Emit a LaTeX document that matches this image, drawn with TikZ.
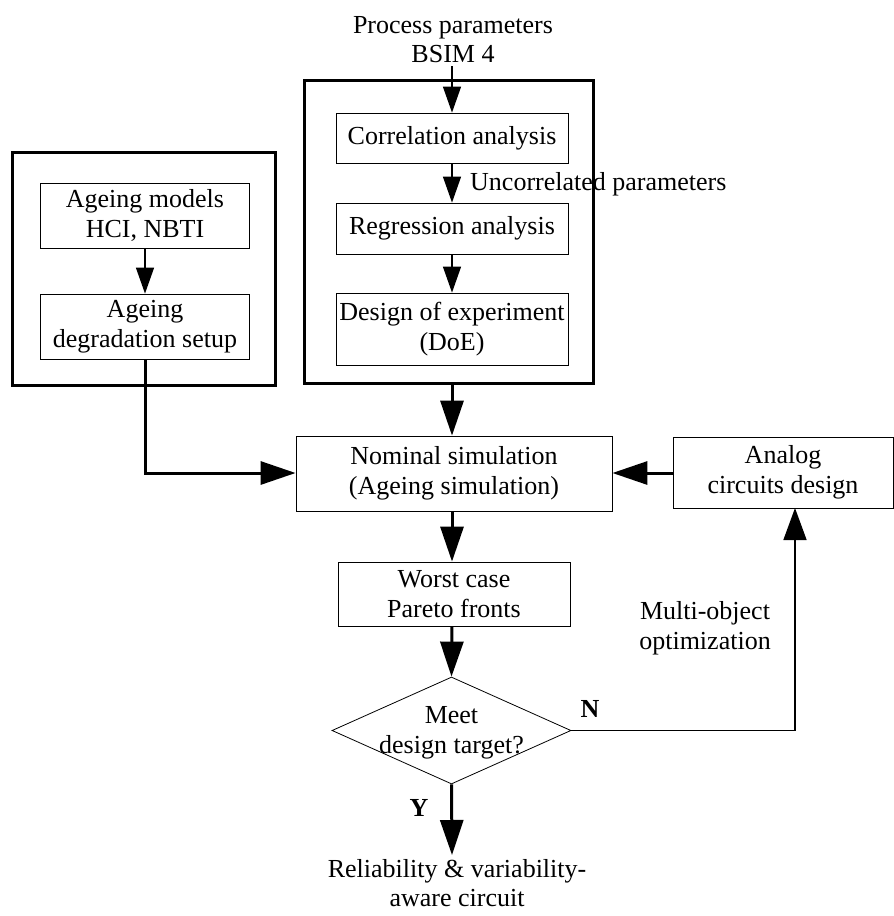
\documentclass[tikz,border=0pt]{standalone}
\usepackage{fontspec}
\setmainfont{Liberation Serif}
\usetikzlibrary{arrows.meta,shapes.geometric}
\begin{document}
\begin{tikzpicture}[x=1pt,y=-1pt,
  txt/.style={font=\fontsize{26}{29.5}\selectfont, align=center, inner sep=0pt},
  box/.style={txt, draw, line width=0.8pt},
  frame/.style={draw, line width=3pt},
  thinarr/.style={line width=1.3pt, -{Triangle[length=26pt,width=18pt]}},
  thickarr/.style={line width=3pt, -{Triangle[length=35pt,width=23pt]}},
  midarr/.style={line width=1.5pt, -{Triangle[length=32pt,width=23pt]}}]
\useasboundingbox (0,0) rectangle (894,916);
% frames
\draw[frame] (12,152) rectangle (275,385);
\draw[frame] (304,80) rectangle (593,383);
\coordinate (rfb) at (452,383);
% left column
\node[box, minimum width=209pt, minimum height=65pt] (am) at (145,215.5) {Ageing models\\HCI, NBTI};
\node[box, minimum width=209pt, minimum height=65pt] (ad) at (145,326.5) {Ageing\\degradation setup};
% right column
\node[txt, anchor=south] (pp) at (453,63) {Process parameters\\BSIM 4};
\node[box, minimum width=232pt, minimum height=50pt] (ca) at (452,138) {Correlation analysis};
\node[box, minimum width=232pt, minimum height=51pt] (ra) at (452,228.5) {Regression analysis};
\node[box, minimum width=232pt, minimum height=72pt] (doe) at (452,329) {Design of experiment\\(DoE)};
\node[txt, anchor=west] (uc) at (470,184) {Uncorrelated parameters};
% middle
\node[box, minimum width=316pt, minimum height=75pt] (nom) at (454,473.5) {Nominal simulation\\(Ageing simulation)};
\node[box, minimum width=220pt, minimum height=71pt] (an) at (783,472.5) {Analog\\circuits design};
\node[box, minimum width=232pt, minimum height=64pt] (wc) at (454,594) {Worst case\\Pareto fronts};
\node[diamond, draw, line width=0.8pt, minimum width=239pt, minimum height=107pt, inner sep=0pt] (dec) at (451.5,730.5) {};
\node[txt] (dect) at (451.5,733) {Meet\\design target?};
\node[txt, anchor=north] (rel) at (457,859) {Reliability \& variability-\\aware circuit};
\node[txt] (mo) at (705,628) {Multi-object\\optimization};
\node[txt, font=\fontsize{26}{29.5}\selectfont\bfseries] (nl) at (590,709) {N};
\node[txt, font=\fontsize{26}{29.5}\selectfont\bfseries] (yl) at (419,808) {Y};
\coordinate (corner1) at (145,473);
\coordinate (corner2) at (795,730.5);
\coordinate (anb) at (795,508);
% connectors
\draw[thinarr] (am.south) -- (ad.north);
\draw[thinarr] (452,66) -- (ca.north);
\draw[thinarr] (ca.south -| 452,0) -- (ra.north -| 452,0);
\draw[thinarr] (ra.south -| 452,0) -- (doe.north -| 452,0);
\draw[thickarr] (rfb) -- (nom.north -| rfb);
\draw[thickarr] (ad.south) -- (corner1) -- (nom.west |- corner1);
\draw[thickarr] (an.west |- 0,473) -- (nom.east |- 0,473);
\draw[thickarr] (nom.south -| rfb) -- (wc.north -| rfb);
\draw[thickarr] (wc.south -| rfb) -- (dec.north);
\draw[thickarr] (dec.south) -- (452,855);
\draw[midarr] (dec.east) -- (corner2) -- (anb);
\end{tikzpicture}
\end{document}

▸ What the task asks:
Every line of the material is to be quoted exactly, with no pictures carried over.

▸ Output:
Emit a LaTeX document that matches this image, drawn with TikZ.
\documentclass[tikz,border=0pt]{standalone}
\usepackage{fontspec}
\setmainfont{Liberation Serif}
\usetikzlibrary{arrows.meta,shapes.geometric}
\begin{document}
\begin{tikzpicture}[x=1pt,y=-1pt,
  txt/.style={font=\fontsize{26}{29.5}\selectfont, align=center, inner sep=0pt},
  box/.style={txt, draw, line width=0.8pt},
  frame/.style={draw, line width=3pt},
  thinarr/.style={line width=1.3pt, -{Triangle[length=26pt,width=18pt]}},
  thickarr/.style={line width=3pt, -{Triangle[length=35pt,width=23pt]}},
  midarr/.style={line width=1.5pt, -{Triangle[length=32pt,width=23pt]}}]
\useasboundingbox (0,0) rectangle (894,916);
% frames
\draw[frame] (12,152) rectangle (275,385);
\draw[frame] (304,80) rectangle (593,383);
\coordinate (rfb) at (452,383);
% left column
\node[box, minimum width=209pt, minimum height=65pt] (am) at (145,215.5) {Ageing models\\HCI, NBTI};
\node[box, minimum width=209pt, minimum height=65pt] (ad) at (145,326.5) {Ageing\\degradation setup};
% right column
\node[txt, anchor=south] (pp) at (453,63) {Process parameters\\BSIM 4};
\node[box, minimum width=232pt, minimum height=50pt] (ca) at (452,138) {Correlation analysis};
\node[box, minimum width=232pt, minimum height=51pt] (ra) at (452,228.5) {Regression analysis};
\node[box, minimum width=232pt, minimum height=72pt] (doe) at (452,329) {Design of experiment\\(DoE)};
\node[txt, anchor=west] (uc) at (470,184) {Uncorrelated parameters};
% middle
\node[box, minimum width=316pt, minimum height=75pt] (nom) at (454,473.5) {Nominal simulation\\(Ageing simulation)};
\node[box, minimum width=220pt, minimum height=71pt] (an) at (783,472.5) {Analog\\circuits design};
\node[box, minimum width=232pt, minimum height=64pt] (wc) at (454,594) {Worst case\\Pareto fronts};
\node[diamond, draw, line width=0.8pt, minimum width=239pt, minimum height=107pt, inner sep=0pt] (dec) at (451.5,730.5) {};
\node[txt] (dect) at (451.5,733) {Meet\\design target?};
\node[txt, anchor=north] (rel) at (457,859) {Reliability \& variability-\\aware circuit};
\node[txt] (mo) at (705,628) {Multi-object\\optimization};
\node[txt, font=\fontsize{26}{29.5}\selectfont\bfseries] (nl) at (590,709) {N};
\node[txt, font=\fontsize{26}{29.5}\selectfont\bfseries] (yl) at (419,808) {Y};
\coordinate (corner1) at (145,473);
\coordinate (corner2) at (795,730.5);
\coordinate (anb) at (795,508);
% connectors
\draw[thinarr] (am.south) -- (ad.north);
\draw[thinarr] (452,66) -- (ca.north);
\draw[thinarr] (ca.south -| 452,0) -- (ra.north -| 452,0);
\draw[thinarr] (ra.south -| 452,0) -- (doe.north -| 452,0);
\draw[thickarr] (rfb) -- (nom.north -| rfb);
\draw[thickarr] (ad.south) -- (corner1) -- (nom.west |- corner1);
\draw[thickarr] (an.west |- 0,473) -- (nom.east |- 0,473);
\draw[thickarr] (nom.south -| rfb) -- (wc.north -| rfb);
\draw[thickarr] (wc.south -| rfb) -- (dec.north);
\draw[thickarr] (dec.south) -- (452,855);
\draw[midarr] (dec.east) -- (corner2) -- (anb);
\end{tikzpicture}
\end{document}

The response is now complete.